Seattle area gets wettest start to a year in over a decade
The Seattle area has been drenched in 2020, marking the third most rain its ever seen to start a year.
Through Feb. 6, total measured rainfall at SeaTac (where Seattle’s precipitation is measured) was almost an entire foot. According to the National Weather Service, “that’s the 3rd wettest start of any calendar year on record for the Seattle Area.”
The last time we saw close to a foot of rain over the same period was in 2006, when SeaTac got 12.76 inches of rain to start the year. Before that, we have to go all the way back to 1953 — when there was just over 15 inches through Feb. 6 — to find a higher total.
This comes after a month that tied the mark for most rainy January days in history in Seattle.
“Even for Seattle, in the dead of winter, that’s extraordinary,” said Seattle Weather Blog’s Justin Shaw at the time.
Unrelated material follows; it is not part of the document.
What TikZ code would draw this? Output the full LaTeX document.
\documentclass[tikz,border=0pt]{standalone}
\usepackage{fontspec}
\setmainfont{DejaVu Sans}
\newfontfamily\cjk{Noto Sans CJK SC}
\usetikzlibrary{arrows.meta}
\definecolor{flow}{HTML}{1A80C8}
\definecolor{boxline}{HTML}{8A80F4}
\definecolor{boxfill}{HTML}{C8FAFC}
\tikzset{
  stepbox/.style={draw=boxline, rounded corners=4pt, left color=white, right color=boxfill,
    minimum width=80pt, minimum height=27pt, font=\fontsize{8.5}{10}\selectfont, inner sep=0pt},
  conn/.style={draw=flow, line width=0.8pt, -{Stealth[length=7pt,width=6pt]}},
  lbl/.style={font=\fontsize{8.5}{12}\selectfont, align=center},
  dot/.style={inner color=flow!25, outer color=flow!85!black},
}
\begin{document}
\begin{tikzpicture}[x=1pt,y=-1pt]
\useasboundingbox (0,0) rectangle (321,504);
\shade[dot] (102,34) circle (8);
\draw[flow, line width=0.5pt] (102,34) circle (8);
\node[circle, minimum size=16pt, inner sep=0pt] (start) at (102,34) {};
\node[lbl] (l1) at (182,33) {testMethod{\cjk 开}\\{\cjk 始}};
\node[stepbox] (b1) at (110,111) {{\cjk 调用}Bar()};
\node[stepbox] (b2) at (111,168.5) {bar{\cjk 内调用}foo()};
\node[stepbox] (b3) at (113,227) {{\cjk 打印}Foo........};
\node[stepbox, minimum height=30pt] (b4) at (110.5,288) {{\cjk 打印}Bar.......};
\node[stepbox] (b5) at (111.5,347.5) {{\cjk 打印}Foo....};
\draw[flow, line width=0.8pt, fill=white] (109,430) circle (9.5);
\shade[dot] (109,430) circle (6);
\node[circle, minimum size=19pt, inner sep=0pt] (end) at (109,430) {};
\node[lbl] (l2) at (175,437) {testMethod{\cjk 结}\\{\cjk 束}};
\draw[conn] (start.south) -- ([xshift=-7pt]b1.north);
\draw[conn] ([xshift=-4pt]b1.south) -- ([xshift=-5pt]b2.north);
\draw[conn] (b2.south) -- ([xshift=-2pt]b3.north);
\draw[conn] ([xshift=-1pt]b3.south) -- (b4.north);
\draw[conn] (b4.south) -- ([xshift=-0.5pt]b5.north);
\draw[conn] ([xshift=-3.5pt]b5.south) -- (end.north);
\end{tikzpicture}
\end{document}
Flood warnings have persisted across the region this week, and the National Guard has stationed crews in Carnation to assist with access to affected areas.
Meanwhile, streets in Issaquah have been nearly submerged by flood waters, leading to the evacuation of hundreds of residents. The Nisqually River also had hundreds of others evacuated in the South Sound region, with many homes at risk from rising delta waters.
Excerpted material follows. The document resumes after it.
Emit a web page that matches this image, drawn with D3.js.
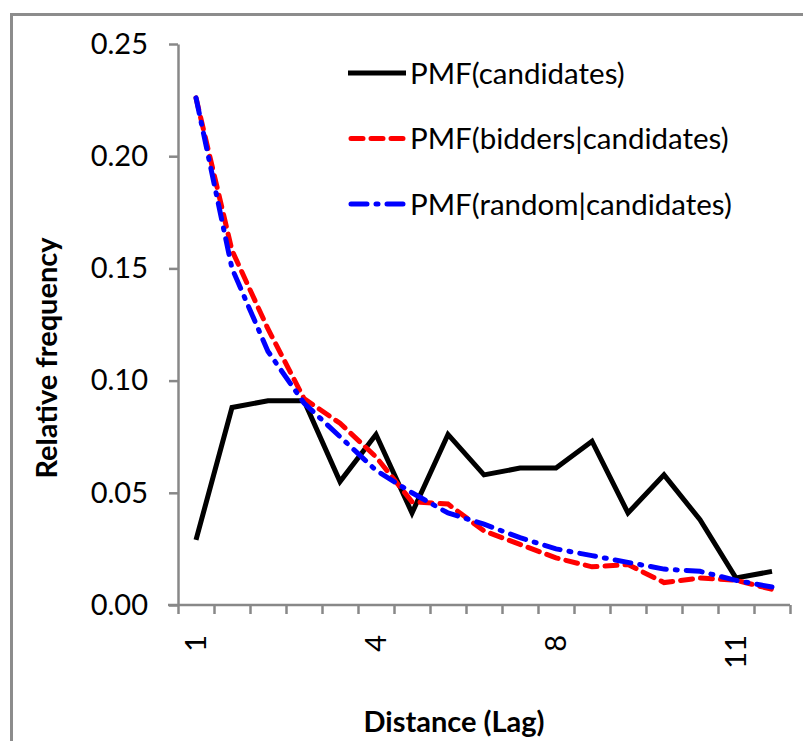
<!DOCTYPE html>
<html>
<head>
    <title>PMF of distance (lag)</title>
    <script src="https://d3js.org/d3.v7.min.js"></script>
    <style>
        body { margin: 0; background: #fff; }
        text { font-family: Lato, "Open Sans", sans-serif; }
    </style>
</head>
<body>
    <div id="chart"></div>

    <script>
        // one entry per lag bin, only every 5th bin carries a label
        const lagBins = d3.range(17);
        const tickLabels = ["1", "", "", "", "", "4", "", "", "", "", "8", "", "", "", "", "11", ""];

        const candidates = [0.029, 0.088, 0.091, 0.091, 0.055, 0.076, 0.041, 0.076, 0.058, 0.061, 0.061, 0.073, 0.041, 0.058, 0.038, 0.012, 0.015];
        const bidders    = [0.226, 0.158, 0.123, 0.092, 0.081, 0.066, 0.046, 0.045, 0.033, 0.027, 0.021, 0.017, 0.018, 0.010, 0.012, 0.011, 0.007];
        const random     = [0.226, 0.150, 0.113, 0.090, 0.075, 0.060, 0.050, 0.041, 0.036, 0.030, 0.025, 0.022, 0.019, 0.016, 0.015, 0.011, 0.008];

        const yTicks = [0, 0.05, 0.10, 0.15, 0.20, 0.25];

        const series = [
            {name: "PMF(candidates)", values: candidates, color: "#000", dash: null},
            {name: "PMF(bidders|candidates)", values: bidders, color: "#ff0000", dash: "12,8"},
            {name: "PMF(random|candidates)", values: random, color: "#0000ff", dash: "16,9,2,9"}
        ];

        const width = 803, height = 741;
        const plot = {left: 178, right: 790, top: 44, bottom: 605};
        const axisColor = "#888888";

        const svg = d3.select("#chart").append("svg")
            .attr("width", width)
            .attr("height", height);

        // outer chart frame (runs off the right and bottom edges)
        svg.append("rect")
            .attr("x", 11.5).attr("y", 14.5)
            .attr("width", 900).attr("height", 900)
            .attr("fill", "none")
            .attr("stroke", "#8c8c8c")
            .attr("stroke-width", 3);

        const x = d3.scaleBand()
            .domain(lagBins)
            .range([plot.left, plot.right]);

        // bin boundaries for the tick marks
        const xEdges = d3.scaleLinear()
            .domain([0, lagBins.length])
            .range([plot.left, plot.right]);

        const y = d3.scaleLinear()
            .domain([0, 0.25])
            .range([plot.bottom, plot.top]);

        // x axis: tick marks on bin edges
        const xTickAxis = svg.append("g")
            .attr("transform", "translate(0," + plot.bottom + ")")
            .call(d3.axisBottom(xEdges)
                .tickValues(d3.range(lagBins.length + 1))
                .tickSize(9)
                .tickSizeOuter(0)
                .tickFormat(""));

        // x axis labels, centred in bins and turned on their side
        const xLabelAxis = svg.append("g")
            .attr("transform", "translate(0," + plot.bottom + ")")
            .call(d3.axisBottom(x)
                .tickSize(0)
                .tickFormat(i => tickLabels[i]));
        xLabelAxis.select(".domain").remove();
        xLabelAxis.selectAll("text")
            .attr("transform", "rotate(-90)")
            .attr("text-anchor", "end")
            .attr("x", -30)
            .attr("y", 0)
            .attr("dy", "0.36em")
            .style("font-size", "29px")
            .style("fill", "#000");

        const yAxis = svg.append("g")
            .attr("transform", "translate(" + plot.left + ",0)")
            .call(d3.axisLeft(y)
                .tickValues(yTicks)
                .tickSize(9)
                .tickSizeOuter(0)
                .tickPadding(21)
                .tickFormat(d3.format(".2f")));
        yAxis.selectAll("text")
            .style("font-size", "29px")
            .style("fill", "#000");

        [xTickAxis, yAxis].forEach(g => {
            g.select(".domain").attr("stroke", axisColor).attr("stroke-width", 2.5);
            g.selectAll(".tick line").attr("stroke", axisColor).attr("stroke-width", 2.5);
        });
        xTickAxis.select(".domain").attr("d", "M" + (plot.left - 10) + ",0H" + plot.right);

        const line = d3.line()
            .x((d, i) => x(lagBins[i]) + x.bandwidth() / 2)
            .y(d => y(d));

        svg.selectAll(".series")
            .data(series)
            .enter().append("path")
            .attr("class", "series")
            .attr("d", d => line(d.values))
            .attr("fill", "none")
            .attr("stroke", d => d.color)
            .attr("stroke-width", 5)
            .attr("stroke-linecap", d => d.dash ? "round" : "butt")
            .attr("stroke-linejoin", "miter")
            .attr("stroke-dasharray", d => d.dash);

        // legend
        const rows = svg.append("g").selectAll("g")
            .data(series)
            .enter().append("g")
            .attr("transform", (d, i) => "translate(348," + (73 + i * 65.5) + ")");
        rows.append("line")
            .attr("x1", d => d.dash ? 3 : 0)
            .attr("x2", 58)
            .attr("stroke", d => d.color)
            .attr("stroke-width", 5)
            .attr("stroke-linecap", d => d.dash ? "round" : "butt")
            .attr("stroke-dasharray", d => d.dash);
        rows.append("text")
            .attr("x", 62)
            .attr("dy", "0.36em")
            .style("font-size", "29.5px")
            .text(d => d.name);

        // axis titles
        svg.append("text")
            .attr("x", 454)
            .attr("y", 732)
            .attr("text-anchor", "middle")
            .style("font-size", "29px")
            .style("font-weight", "bold")
            .text("Distance (Lag)");

        svg.append("text")
            .attr("transform", "translate(57,358) rotate(-90)")
            .attr("text-anchor", "middle")
            .style("font-size", "29px")
            .style("font-weight", "bold")
            .text("Relative frequency");
    </script>
</body>
</html>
In a tweet from Thurston County Sheriff on Thursday morning, it was reported that Tacoma Power was increasing the water flow from the LaGrande Dam, urging residents in the area to evacuate by 4 p.m. that day.
Rain is currently in the forecast through Saturday, with strong winds “increasing Friday into Saturday night” along the coast and the Strait. Tree damage and power outages are possible this weekend.
Flooding and winter weather conditions led to an emergency proclamation issued by Gov. Jay Inslee for 19 Washington counties Wednesday. The list of counties includes: Clallam, Clark, Cowlitz, Grays Harbor, Island, Jefferson, King, Kitsap, Lewis, Mason, Pacific, Pierce, San Juan, Skagit, Skamania, Snohomish, Thurston, Wahkiakum, and Whatcom.